Su via dell’Abbondanza conserva gli arredi originali della cucina e la trasformazione in tintoria e lavanderia
Tra le tante attività commerciali di una città antica come Pompei, non poteva mancare quella della “tintoria – lavanderia” dei tessuti. Nella città vesuviana, su via dell’Abbondanza e su via Stabiana, si trovano le fulloniche più importanti: quella di Stephanus e quella di Veranius Hypsaeus. L’articolazione interna di queste attività è molto complessa e non tutte potevano contare su un servizio completo. Si trattavano non solo tessuti usati che venivano portati al lavaggio, ma l’attività si concentrava anche sul lavaggio di vesti e tessuti nuovi, appena lavorati, che dovevano risultare splendenti per poi essere venduti al mercato. Il lavaggio costava un denario e gli affari dovevano girare abbastanza bene se si pensa che l’affitto annuo di una fullonica poteva arrivare addirittura a 1652 sesterzi.
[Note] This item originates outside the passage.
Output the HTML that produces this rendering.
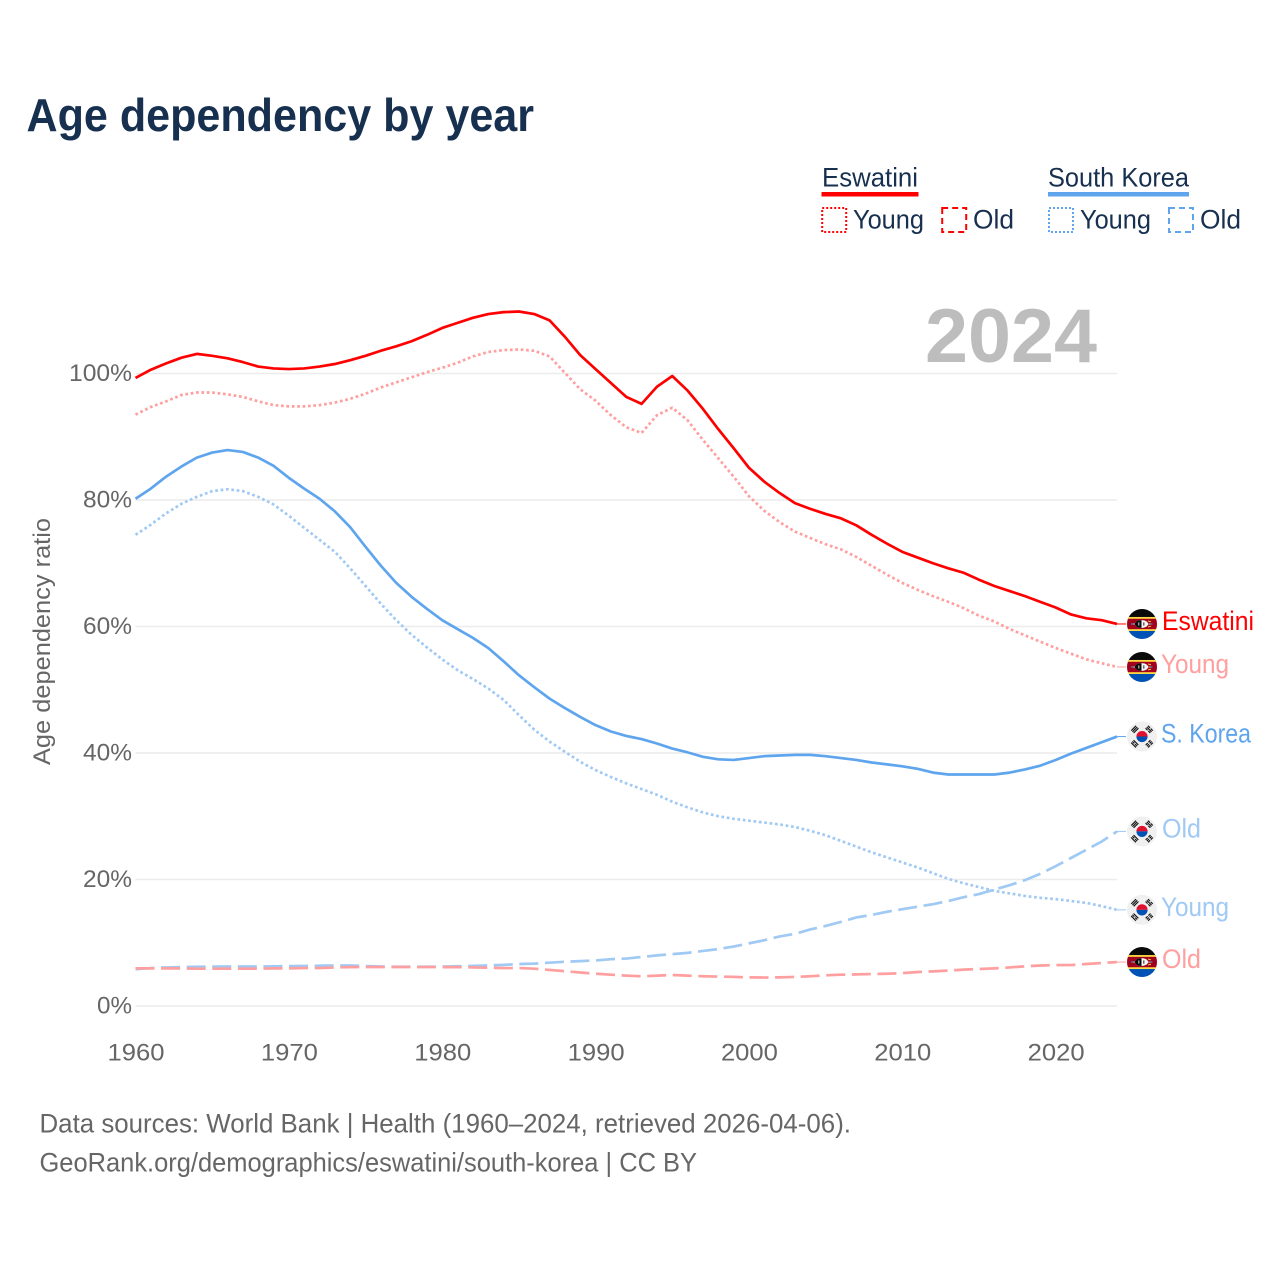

La prima fase di lavorazione prevedeva il lavaggio dei tessuti all’interno di una vasca ovale con una mistura di acqua, soda e urina. La quantità di questa era cospicua e la più pregiata sembrava essere quella di un preciso animale: il dromedario. Non essendo però possibile reperirla con una certa frequenza, quella più utilizzata era sicuramente quella umana, tanto che agli angoli della strada spesso venivano messe delle anfore con un’apertura laterale dove chiunque poteva depositarla. Regolarmente passava uno schiavo addetto alla raccolta dell’urina che veniva portata alla fullonica. Ai tempi dell’imperatore Vespasiano, venne istituita una tassa sull’urina usata dalle tintorie tanto che le voci di protesta arrivarono fino all’imperatore che pronunciò la famosa frase: “pecunia non olet”, i soldi non puzzano, proprio perché i guadagni derivati dalla tassazione dell’urina fruttavano molto. Terminato il lavaggio all’interno della vasca, i tessuti venivano sciacquati grazie ad un sistema a cascata su vasche poste a diversi livelli, così da eliminare ad ogni risciacquo ogni traccia della mistura precedente. Le sostanze utilizzate per questa fase erano quasi tutte d’importazione; abbiamo l’argilla smectica del Maracco, oppure proveniente da Ponza che serviva a rendere migliore il tessuto per la successiva battitura. A questo punto non restava che stendere i “panni” e un’ampia terrazza sembra essere il luogo migliore. Qui avveniva la zolfatura che era necessaria per rendere i tessuti bianchi maggiormente splendenti per poi essere stirati sotto grandi presse a vite (una di queste presse è ancora visibile oggi preso il sito di Ercolano nella bottega del Lanario).
Passando dalla Regio I 6,7 è possibile ammirare la Fullonica di Stefano, riaperta il 25 dicembre 2015. Lo scavo venne effettuato per la prima volta tra il 1912 – 1913 e quello che è visibile attualmente altro non è che l’ultima modifica apportata all’abitazione da parte dei proprietari. Gli ambienti in cui si articola la fullonica, derivano infatti dalla trasformazione di una precedente domus, una casa ad atrio con peristilio, ristrutturata dopo il terremoto del 62 d.C. gli ambienti principali e tipici di una domus, quali atrio, oecus e triclinio, vennero trasformati e dotati di vasche per la lavorazione dei tessuti, così come l’impluvium dell’atrio venne dotato di una vasca con bordi alti e arrotondati. Stefano non sopravvisse all’eruzione del Vesuvio del 79 d.C. Il suo corpo venne ritrovato infatti presso l’ingresso dell’attività con indosso un piccolo portamonete con all’interno l’incasso della giornata.
All’interno della Fullonica, è di grande interesse la cucina della domus, riallestita fedelmente con i reperti ritrovati da Vittorio Spinazzola durante lo scavo del 1912. Gli oggetti oggi esposti, tra cui padelle, pentole, bracieri, anfore e mestoli, erano tutti conservati nel deposito di Casa Bacco e sono stati identificati attraverso le riletture delle cosiddette “Librette Inventariali”, importantissimi registri dell’epoca che riportano il numero d’inventario dei pezzi e raccontano il luogo di ritrovamento durante lo scavo.